NASHVILLE, Tenn. (WTVF) — How should Nashville spend billions of your tax dollars? Metro Council members heard hundreds of answers Tuesday night, as it held public hearings on the Mayor's 2024 budget proposal.
Lisa Bubert, the Madison Library Children's Librarian, relayed several comments from co-workers.
"Being married is the only way I can afford to keep my job in this city," Bubert said, reading a comment from a different library employee who runs the summer reading program in Nashville. "I have a roommate and no car, that's how I'm getting by. I've dropped my hopes of getting an MLIS, that's the master's degree you need to be a librarian."
That was the theme heard throughout council chambers: that this city is getting too expensive to live in, with Metro employee wages not keeping up.
This year's proposed operating budget from Mayor Cooper is $3.2 billion, a 6% increase from last year.
That includes a 100 million dollar increase in funding for Metro Public Schools.
It also includes money to increase pay for police officers and firefighters, and for all Metro employees including Metro Schools, it includes a 4% Cost of Living Adjustment, known as COLA.

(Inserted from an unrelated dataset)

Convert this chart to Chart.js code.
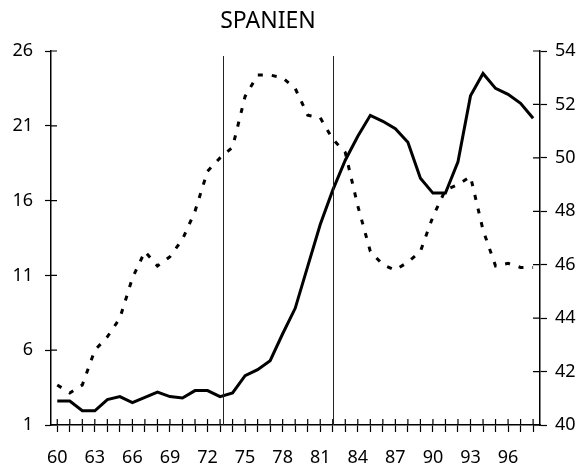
<!DOCTYPE html>
<html>
<head>
<meta charset="utf-8">
<script src="https://cdn.jsdelivr.net/npm/chart.js@4"></script>
<style>
    body { margin: 0; background: #fff; }
    #box { width: 578px; height: 469px; }
</style>
</head>
<body>
<div id="box"><canvas id="grafik"></canvas></div>
<script>
// --- DATEN ---
const titel = 'SPANIEN';

const jahre = [60, 61, 62, 63, 64, 65, 66, 67, 68, 69, 70, 71, 72, 73, 74, 75, 76, 77, 78, 79,
    80, 81, 82, 83, 84, 85, 86, 87, 88, 89, 90, 91, 92, 93, 94, 95, 96, 97, 98];

// durchgezogene Linie, linke Achse
const linieLinks = [2.6, 2.6, 1.95, 1.95, 2.7, 2.9, 2.5, 2.85, 3.2, 2.9, 2.8, 3.3, 3.3, 2.9, 3.15, 4.3, 4.7, 5.3, 7.1, 8.8,
    11.6, 14.4, 16.7, 18.7, 20.3, 21.7, 21.3, 20.8, 19.9, 17.5, 16.5, 16.5, 18.6, 23.0, 24.5, 23.5, 23.1, 22.5, 21.5];

// gestrichelte Linie, rechte Achse
const linieRechts = [41.5, 41.2, 41.5, 42.8, 43.3, 44.0, 45.5, 46.5, 45.95, 46.3, 46.95, 48.0, 49.5, 50.0, 50.4, 52.3, 53.1, 53.1, 53.0, 52.6,
    51.6, 51.5, 50.7, 50.2, 48.2, 46.5, 46.0, 45.8, 46.1, 46.5, 47.8, 48.8, 49.0, 49.3, 47.3, 45.95, 46.05, 45.9, 45.9];

const xBeschriftung = [60, 63, 66, 69, 72, 75, 78, 81, 84, 87, 90, 93, 96];
const ticksLinks = [1, 6, 11, 16, 21, 26];
const ticksRechts = [40, 42, 44, 46, 48, 50, 52, 54];

// senkrechte Markierungen
const markierungen = [73.2, 82];

const schrift = { family: "'Noto Sans', sans-serif", size: 18 };

// --- PLUGINS ---

// Titel etwas links von der Mitte, wie im Original
const titelPlugin = {
    id: 'titelPlugin',
    afterDraw(chart) {
        const ctx = chart.ctx;
        ctx.save();
        ctx.fillStyle = '#000';
        ctx.font = "23px 'Noto Sans', sans-serif";
        ctx.textAlign = 'center';
        ctx.textBaseline = 'middle';
        ctx.fillText(titel, 268, 21);
        ctx.restore();
    }
};

// Striche, die die Achsen kreuzen (innerer Teil) + senkrechte Linien
const achsenPlugin = {
    id: 'achsenPlugin',
    afterDatasetsDraw(chart) {
        const ctx = chart.ctx;
        const area = chart.chartArea;
        const x = chart.scales.x;
        const yl = chart.scales.yl;
        const yr = chart.scales.yr;
        ctx.save();
        ctx.strokeStyle = '#000';
        ctx.lineWidth = 1.2;
        ctx.beginPath();
        yl.ticks.forEach(t => {
            const py = yl.getPixelForValue(t.value);
            ctx.moveTo(area.left, py);
            ctx.lineTo(area.left + 6, py);
        });
        yr.ticks.forEach(t => {
            const py = yr.getPixelForValue(t.value);
            ctx.moveTo(area.right - 7, py);
            ctx.lineTo(area.right, py);
        });
        x.ticks.forEach(t => {
            const px = x.getPixelForValue(t.value);
            ctx.moveTo(px, area.bottom - 6);
            ctx.lineTo(px, area.bottom);
        });
        ctx.stroke();

        ctx.strokeStyle = '#222';
        ctx.lineWidth = 1;
        ctx.beginPath();
        markierungen.forEach(j => {
            const px = Math.round(x.getPixelForValue(j)) + 0.5;
            ctx.moveTo(px, area.top + 5);
            ctx.lineTo(px, area.bottom);
        });
        ctx.stroke();
        ctx.restore();
    }
};

// --- DIAGRAMM ---

new Chart(document.getElementById('grafik'), {
    type: 'line',
    data: {
        datasets: [
            {
                data: jahre.map((j, i) => ({ x: j, y: linieLinks[i] })),
                yAxisID: 'yl',
                borderColor: '#000',
                borderWidth: 3,
                pointRadius: 0,
                tension: 0
            },
            {
                data: jahre.map((j, i) => ({ x: j, y: linieRechts[i] })),
                yAxisID: 'yr',
                borderColor: '#000',
                borderWidth: 3,
                borderDash: [5, 9],
                pointRadius: 0,
                tension: 0
            }
        ]
    },
    options: {
        responsive: true,
        maintainAspectRatio: false,
        animation: false,
        layout: { padding: { top: 51, left: 0, right: 0, bottom: 0 } },
        plugins: {
            legend: { display: false },
            tooltip: { enabled: false }
        },
        scales: {
            x: {
                type: 'linear',
                min: 59.5,
                max: 98.55,
                afterFit: s => { s.height = 44; },
                afterBuildTicks: s => { s.ticks = jahre.map(v => ({ value: v })); },
                ticks: {
                    color: '#000',
                    font: schrift,
                    padding: 15,
                    autoSkip: false,
                    maxRotation: 0,
                    callback: v => xBeschriftung.includes(v) ? String(v) : ''
                },
                grid: { drawOnChartArea: false, color: '#000', tickLength: 7, tickWidth: 1.2 },
                border: { color: '#000', width: 1.5 }
            },
            yl: {
                position: 'left',
                min: 1,
                max: 26,
                afterFit: s => { s.width = 51; },
                afterBuildTicks: s => { s.ticks = ticksLinks.map(v => ({ value: v })); },
                ticks: { color: '#000', font: schrift, padding: 12 },
                grid: { drawOnChartArea: false, color: '#000', tickLength: 6, tickWidth: 1.2 },
                border: { color: '#000', width: 1.5 }
            },
            yr: {
                position: 'right',
                min: 40,
                max: 54,
                afterFit: s => { s.width = 38; },
                afterBuildTicks: s => { s.ticks = ticksRechts.map(v => ({ value: v })); },
                ticks: { color: '#000', font: schrift, padding: 8 },
                grid: { drawOnChartArea: false, color: '#000', tickLength: 7, tickWidth: 1.2 },
                border: { color: '#000', width: 1.5 }
            }
        }
    },
    plugins: [titelPlugin, achsenPlugin]
});
</script>
</body>
</html>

And for folks who've worked in their jobs so long that they can no longer get step-based merit raises, it's that COLA increases they're really pushing for.
"If you fund COLA, people at the top of their ranges can get salary increases, if you give us a 5 percent COLA increase, the top of my range and everyone else's ranges in Nashville goes up," said Jenny Ellis, a Nashville Public Library librarian.
Metro council has until July 1 to approve the budget. If it doesn't, the mayor's version of the budget goes into effect.